Le samedi 9 août 2025, a eu lieu à Abidjan, dans la commune de Yopougon, une manifestation monstre pour une présidentielle inclusive en Côte d’Ivoire. Cette manifestation est appelée par le front commun des deux plus grands partis de l’opposition, le Parti démocratique de Côte d’Ivoire dont le candidat désigné pour l’élection présidentielle, Tidjane Thiam, a été écarté, et le Parti des peuples africains de Côte d’Ivoire de Laurent Gbagbo, également empêché de participer à la compétition électorale. C’est la deuxième manifestation de l’opposition concernant le prochain scrutin.
La place Ficgayo, lieu du rassemblement, a regroupé, selon les organisateurs, deux millions de personnes. Les Ivoiriens sont sortis nombreux pour faire passer un message important et le président ivoirien devrait se mettre au-dessus de son parti, de son gouvernement et de ses proches pour réfléchir sur la conduite à tenir face à ce qui est en cours dans son pays. Parce que la Côte d’Ivoire n’est pas le Cameroun où le président fantôme, Paul Biya, va encore se présenter pour son 9ᵉ mandat. Est-ce utile de faire un quatrième mandat si le pays va retrouver ses anciens démons ? Faut-il vraiment qu’à chaque élection, ce pays devienne un volcan en ébullition qui menace son unité, sa paix et son développement ? Pour la stabilité du pays, une élection consensuelle et participative est-elle superflue ?
Au mois d’octobre 2025 vont se dérouler des élections présidentielles au Cameroun et en Côte d’Ivoire.
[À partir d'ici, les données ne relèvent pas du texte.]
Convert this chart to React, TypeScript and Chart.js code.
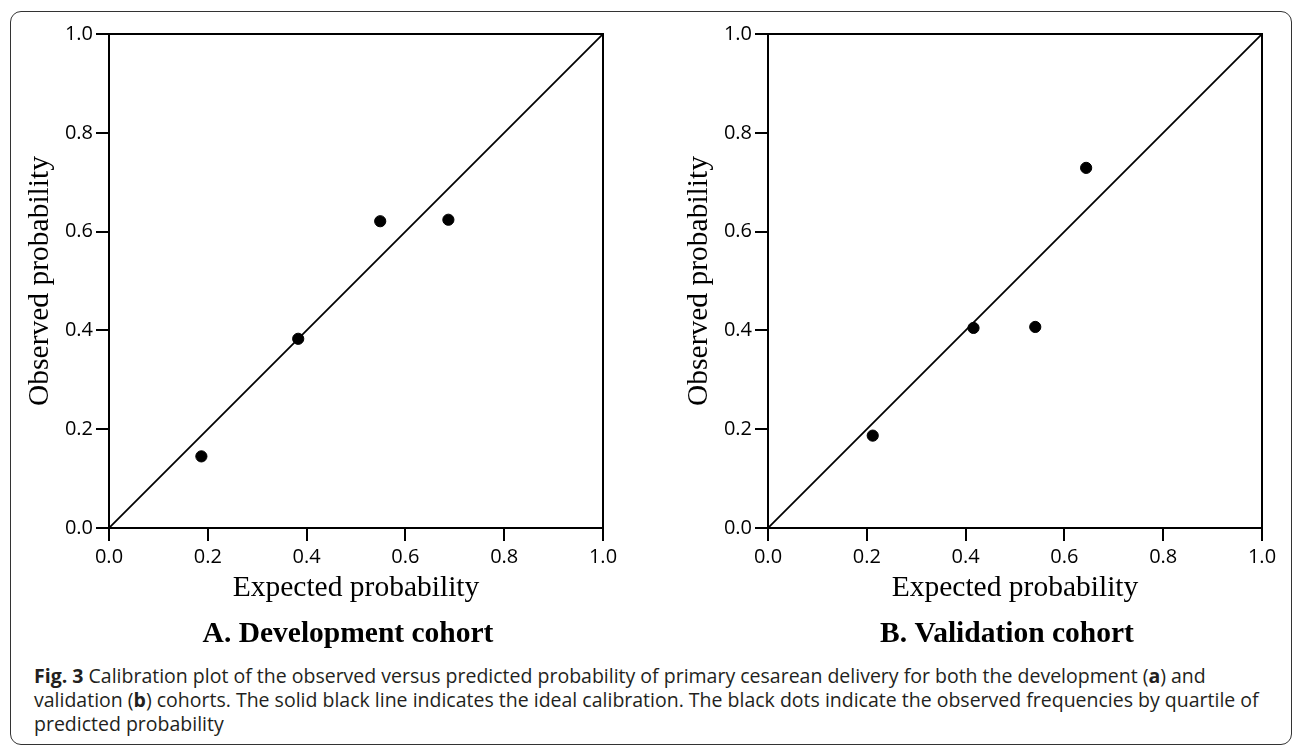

Ce sont deux pays francophones d’Afrique qui ont sensiblement le même poids dans leur union monétaire et économique régionale. Le Cameroun représente 41 % du PIB de la Communauté économique et monétaire de l’Afrique centrale (CEMAC) alors que la Côte d’Ivoire est à 40 % du PIB de l’Union économique et monétaire ouest-africaine (UEMOA). Si ces deux pays jouent les premiers rôles au plan économique, ils sont les derniers de la classe pour la démocratie, avec Biya qui va se présenter pour un 9ᵉ mandat et Ouattara pour un 4ᵉ et les deux ayant écarté les principaux opposants. La Côte d’Ivoire a une histoire particulière avec les élections qui sont toujours à risques, depuis la mort d’Houphouët, pouvant conduire à des coups d’État, des rebellions, sans compter les milliers de victimes qui perdent leurs vies et sont blessées lors des contestations postélectorales et des manifestations.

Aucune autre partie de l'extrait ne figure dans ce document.